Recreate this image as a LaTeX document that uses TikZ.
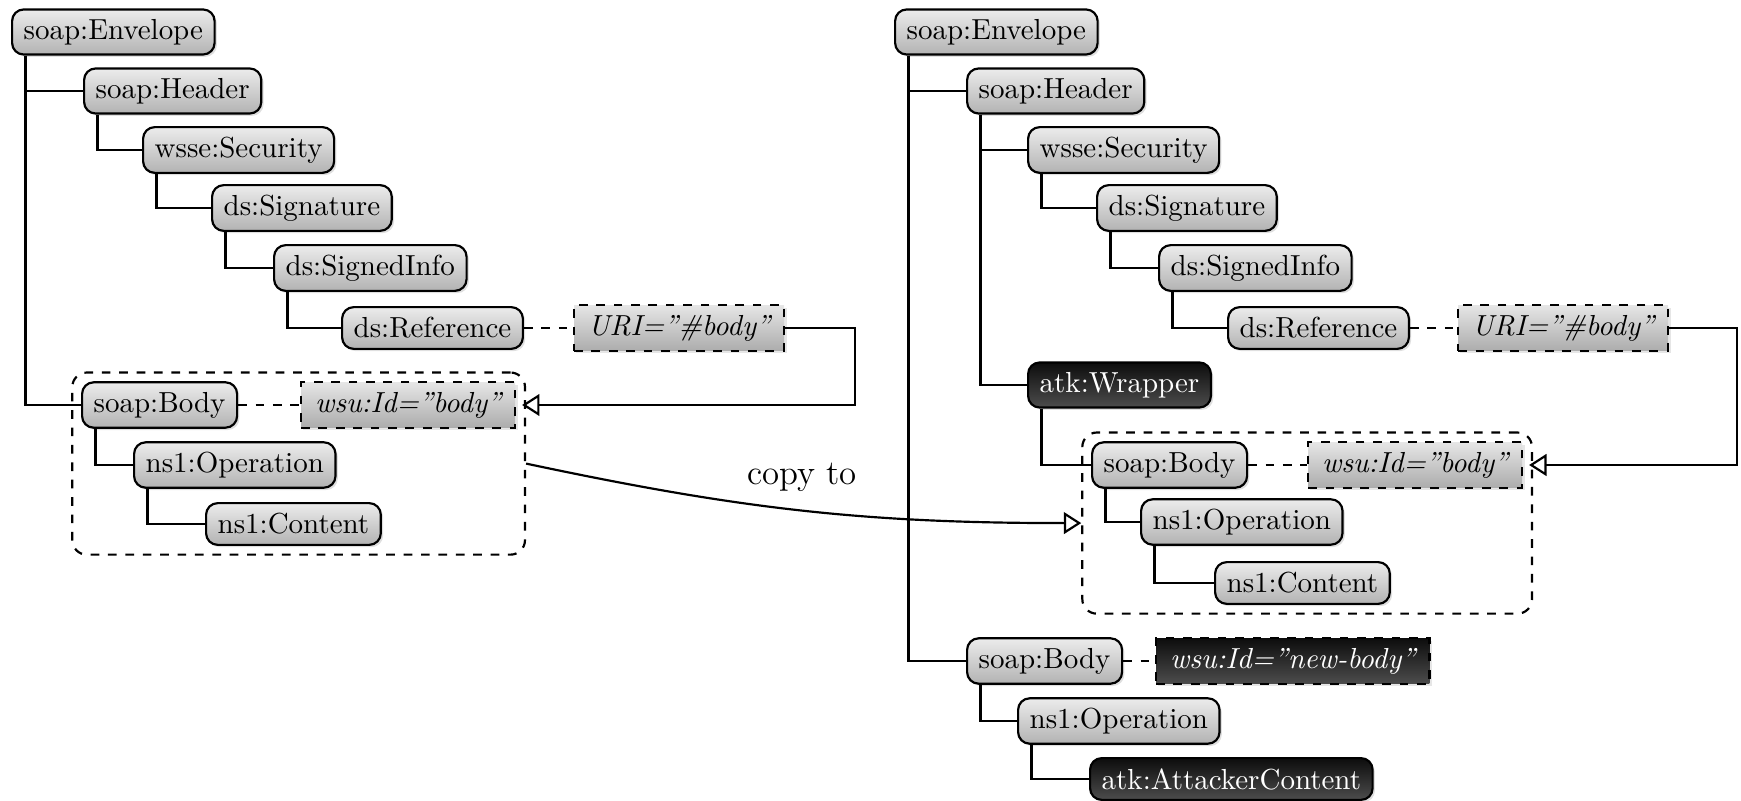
\documentclass[tikz,border=0pt]{standalone}
\usepackage{tikz}
\usetikzlibrary{arrows.meta}
\usetikzlibrary{shadows,fit}

\begin{document}
\begin{tikzpicture}[x=0.345pt, y=-0.345pt,
    elem/.style={draw, line width=0.75pt, rounded corners=4pt, anchor=west,
      top color=gray!15, bottom color=gray!60, minimum height=14.4pt, inner xsep=4pt,
      drop shadow={opacity=0.25, shadow xshift=0.8pt, shadow yshift=-0.8pt}},
    evil/.style={elem, top color=black!95, bottom color=black!70, text=white},
    attr/.style={draw, dashed, line width=0.75pt, anchor=west, font=\itshape,
      top color=gray!20, bottom color=gray!65, minimum height=14.4pt, inner xsep=4.8pt,
      drop shadow={opacity=0.2, shadow xshift=0.8pt, shadow yshift=-0.8pt}},
    evilattr/.style={attr, top color=black!95, bottom color=black!70, text=white},
    branch/.style={line width=0.75pt},
    link/.style={dashed, line width=0.75pt},
    ref/.style={line width=0.75pt, -{Triangle[open, length=6pt, width=7.5pt]}},
    group/.style={draw, dashed, line width=0.75pt, rounded corners=5pt, inner sep=3pt}]
  \useasboundingbox (0,0) rectangle (1741,801);
  \def\drop{5pt}

  % signed message
  \node[elem] (envL) at (11,32) {soap:Envelope};
  \node[elem] (hdrL) at (83,91) {soap:Header};
  \node[elem] (secL) at (142,150) {wsse:Security};
  \node[elem] (sigL) at (211,208) {ds:Signature};
  \node[elem] (siL) at (273,268) {ds:SignedInfo};
  \node[elem] (refL) at (341,328) {ds:Reference};
  \node[attr] (uriL) at (573,328) {URI=”\#body”};
  \node[elem] (bodyL) at (81,405) {soap:Body};
  \node[attr] (idL) at (300,405) {wsu:Id=”body”};
  \node[elem] (opL) at (133,465) {ns1:Operation};
  \node[elem] (contL) at (205,524) {ns1:Content};
  \node[group, fit=(bodyL)(idL)(opL)(contL)] (grpL) {};

  \draw[branch] ([xshift=\drop]envL.south west) |- (hdrL.west);
  \draw[branch] ([xshift=\drop]envL.south west) |- (bodyL.west);
  \draw[branch] ([xshift=\drop]hdrL.south west) |- (secL.west);
  \draw[branch] ([xshift=\drop]secL.south west) |- (sigL.west);
  \draw[branch] ([xshift=\drop]sigL.south west) |- (siL.west);
  \draw[branch] ([xshift=\drop]siL.south west) |- (refL.west);
  \draw[branch] ([xshift=\drop]bodyL.south west) |- (opL.west);
  \draw[branch] ([xshift=\drop]opL.south west) |- (contL.west);
  \draw[link] (refL) -- (uriL);
  \draw[link] (bodyL) -- (idL);
  \coordinate (turnL) at (855,0);
  \draw[ref] (uriL.east) -| (turnL |- idL) -- ([xshift=2pt]idL.east);

  % wrapped message
  \node[elem] (envR) at (894,32) {soap:Envelope};
  \node[elem] (hdrR) at (966,91) {soap:Header};
  \node[elem] (secR) at (1027,150) {wsse:Security};
  \node[elem] (sigR) at (1096,208) {ds:Signature};
  \node[elem] (siR) at (1158,268) {ds:SignedInfo};
  \node[elem] (refR) at (1227,328) {ds:Reference};
  \node[attr] (uriR) at (1457,328) {URI=”\#body”};
  \node[evil] (wrapR) at (1027,385) {atk:Wrapper};
  \node[elem] (bodyR) at (1091,465) {soap:Body};
  \node[attr] (idR) at (1307,465) {wsu:Id=”body”};
  \node[elem] (opR) at (1140,522) {ns1:Operation};
  \node[elem] (contR) at (1214,583) {ns1:Content};
  \node[group, fit=(bodyR)(idR)(opR)(contR)] (grpR) {};
  \node[elem] (body2R) at (966,661) {soap:Body};
  \node[evilattr] (id2R) at (1155,661) {wsu:Id=”new-body”};
  \node[elem] (op2R) at (1017,721) {ns1:Operation};
  \node[evil] (atkR) at (1089,779) {atk:AttackerContent};

  \draw[branch] ([xshift=\drop]envR.south west) |- (hdrR.west);
  \draw[branch] ([xshift=\drop]envR.south west) |- (body2R.west);
  \draw[branch] ([xshift=\drop]hdrR.south west) |- (secR.west);
  \draw[branch] ([xshift=\drop]hdrR.south west) |- (wrapR.west);
  \draw[branch] ([xshift=\drop]secR.south west) |- (sigR.west);
  \draw[branch] ([xshift=\drop]sigR.south west) |- (siR.west);
  \draw[branch] ([xshift=\drop]siR.south west) |- (refR.west);
  \draw[branch] ([xshift=\drop]wrapR.south west) |- (bodyR.west);
  \draw[branch] ([xshift=\drop]bodyR.south west) |- (opR.west);
  \draw[branch] ([xshift=\drop]opR.south west) |- (contR.west);
  \draw[branch] ([xshift=\drop]body2R.south west) |- (op2R.west);
  \draw[branch] ([xshift=\drop]op2R.south west) |- (atkR.west);
  \draw[link] (refR) -- (uriR);
  \draw[link] (bodyR) -- (idR);
  \draw[link] (body2R) -- (id2R);
  \coordinate (turnR) at (1737,0);
  \draw[ref] (uriR.east) -| (turnR |- idR) -- ([xshift=2pt]idR.east);

  \node (copy) at (802,477) {\large copy to};
  \draw[ref] (grpL.east) to[out=-12, in=180] (grpR.west);
\end{tikzpicture}
\end{document}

Task statement: Transcribe each line above verbatim, with the pictures left out.

Reply:
Recreate this image as a LaTeX document that uses TikZ.
\documentclass[tikz,border=0pt]{standalone}
\usepackage{tikz}
\usetikzlibrary{arrows.meta}
\usetikzlibrary{shadows,fit}

\begin{document}
\begin{tikzpicture}[x=0.345pt, y=-0.345pt,
    elem/.style={draw, line width=0.75pt, rounded corners=4pt, anchor=west,
      top color=gray!15, bottom color=gray!60, minimum height=14.4pt, inner xsep=4pt,
      drop shadow={opacity=0.25, shadow xshift=0.8pt, shadow yshift=-0.8pt}},
    evil/.style={elem, top color=black!95, bottom color=black!70, text=white},
    attr/.style={draw, dashed, line width=0.75pt, anchor=west, font=\itshape,
      top color=gray!20, bottom color=gray!65, minimum height=14.4pt, inner xsep=4.8pt,
      drop shadow={opacity=0.2, shadow xshift=0.8pt, shadow yshift=-0.8pt}},
    evilattr/.style={attr, top color=black!95, bottom color=black!70, text=white},
    branch/.style={line width=0.75pt},
    link/.style={dashed, line width=0.75pt},
    ref/.style={line width=0.75pt, -{Triangle[open, length=6pt, width=7.5pt]}},
    group/.style={draw, dashed, line width=0.75pt, rounded corners=5pt, inner sep=3pt}]
  \useasboundingbox (0,0) rectangle (1741,801);
  \def\drop{5pt}

  % signed message
  \node[elem] (envL) at (11,32) {soap:Envelope};
  \node[elem] (hdrL) at (83,91) {soap:Header};
  \node[elem] (secL) at (142,150) {wsse:Security};
  \node[elem] (sigL) at (211,208) {ds:Signature};
  \node[elem] (siL) at (273,268) {ds:SignedInfo};
  \node[elem] (refL) at (341,328) {ds:Reference};
  \node[attr] (uriL) at (573,328) {URI=”\#body”};
  \node[elem] (bodyL) at (81,405) {soap:Body};
  \node[attr] (idL) at (300,405) {wsu:Id=”body”};
  \node[elem] (opL) at (133,465) {ns1:Operation};
  \node[elem] (contL) at (205,524) {ns1:Content};
  \node[group, fit=(bodyL)(idL)(opL)(contL)] (grpL) {};

  \draw[branch] ([xshift=\drop]envL.south west) |- (hdrL.west);
  \draw[branch] ([xshift=\drop]envL.south west) |- (bodyL.west);
  \draw[branch] ([xshift=\drop]hdrL.south west) |- (secL.west);
  \draw[branch] ([xshift=\drop]secL.south west) |- (sigL.west);
  \draw[branch] ([xshift=\drop]sigL.south west) |- (siL.west);
  \draw[branch] ([xshift=\drop]siL.south west) |- (refL.west);
  \draw[branch] ([xshift=\drop]bodyL.south west) |- (opL.west);
  \draw[branch] ([xshift=\drop]opL.south west) |- (contL.west);
  \draw[link] (refL) -- (uriL);
  \draw[link] (bodyL) -- (idL);
  \coordinate (turnL) at (855,0);
  \draw[ref] (uriL.east) -| (turnL |- idL) -- ([xshift=2pt]idL.east);

  % wrapped message
  \node[elem] (envR) at (894,32) {soap:Envelope};
  \node[elem] (hdrR) at (966,91) {soap:Header};
  \node[elem] (secR) at (1027,150) {wsse:Security};
  \node[elem] (sigR) at (1096,208) {ds:Signature};
  \node[elem] (siR) at (1158,268) {ds:SignedInfo};
  \node[elem] (refR) at (1227,328) {ds:Reference};
  \node[attr] (uriR) at (1457,328) {URI=”\#body”};
  \node[evil] (wrapR) at (1027,385) {atk:Wrapper};
  \node[elem] (bodyR) at (1091,465) {soap:Body};
  \node[attr] (idR) at (1307,465) {wsu:Id=”body”};
  \node[elem] (opR) at (1140,522) {ns1:Operation};
  \node[elem] (contR) at (1214,583) {ns1:Content};
  \node[group, fit=(bodyR)(idR)(opR)(contR)] (grpR) {};
  \node[elem] (body2R) at (966,661) {soap:Body};
  \node[evilattr] (id2R) at (1155,661) {wsu:Id=”new-body”};
  \node[elem] (op2R) at (1017,721) {ns1:Operation};
  \node[evil] (atkR) at (1089,779) {atk:AttackerContent};

  \draw[branch] ([xshift=\drop]envR.south west) |- (hdrR.west);
  \draw[branch] ([xshift=\drop]envR.south west) |- (body2R.west);
  \draw[branch] ([xshift=\drop]hdrR.south west) |- (secR.west);
  \draw[branch] ([xshift=\drop]hdrR.south west) |- (wrapR.west);
  \draw[branch] ([xshift=\drop]secR.south west) |- (sigR.west);
  \draw[branch] ([xshift=\drop]sigR.south west) |- (siR.west);
  \draw[branch] ([xshift=\drop]siR.south west) |- (refR.west);
  \draw[branch] ([xshift=\drop]wrapR.south west) |- (bodyR.west);
  \draw[branch] ([xshift=\drop]bodyR.south west) |- (opR.west);
  \draw[branch] ([xshift=\drop]opR.south west) |- (contR.west);
  \draw[branch] ([xshift=\drop]body2R.south west) |- (op2R.west);
  \draw[branch] ([xshift=\drop]op2R.south west) |- (atkR.west);
  \draw[link] (refR) -- (uriR);
  \draw[link] (bodyR) -- (idR);
  \draw[link] (body2R) -- (id2R);
  \coordinate (turnR) at (1737,0);
  \draw[ref] (uriR.east) -| (turnR |- idR) -- ([xshift=2pt]idR.east);

  \node (copy) at (802,477) {\large copy to};
  \draw[ref] (grpL.east) to[out=-12, in=180] (grpR.west);
\end{tikzpicture}
\end{document}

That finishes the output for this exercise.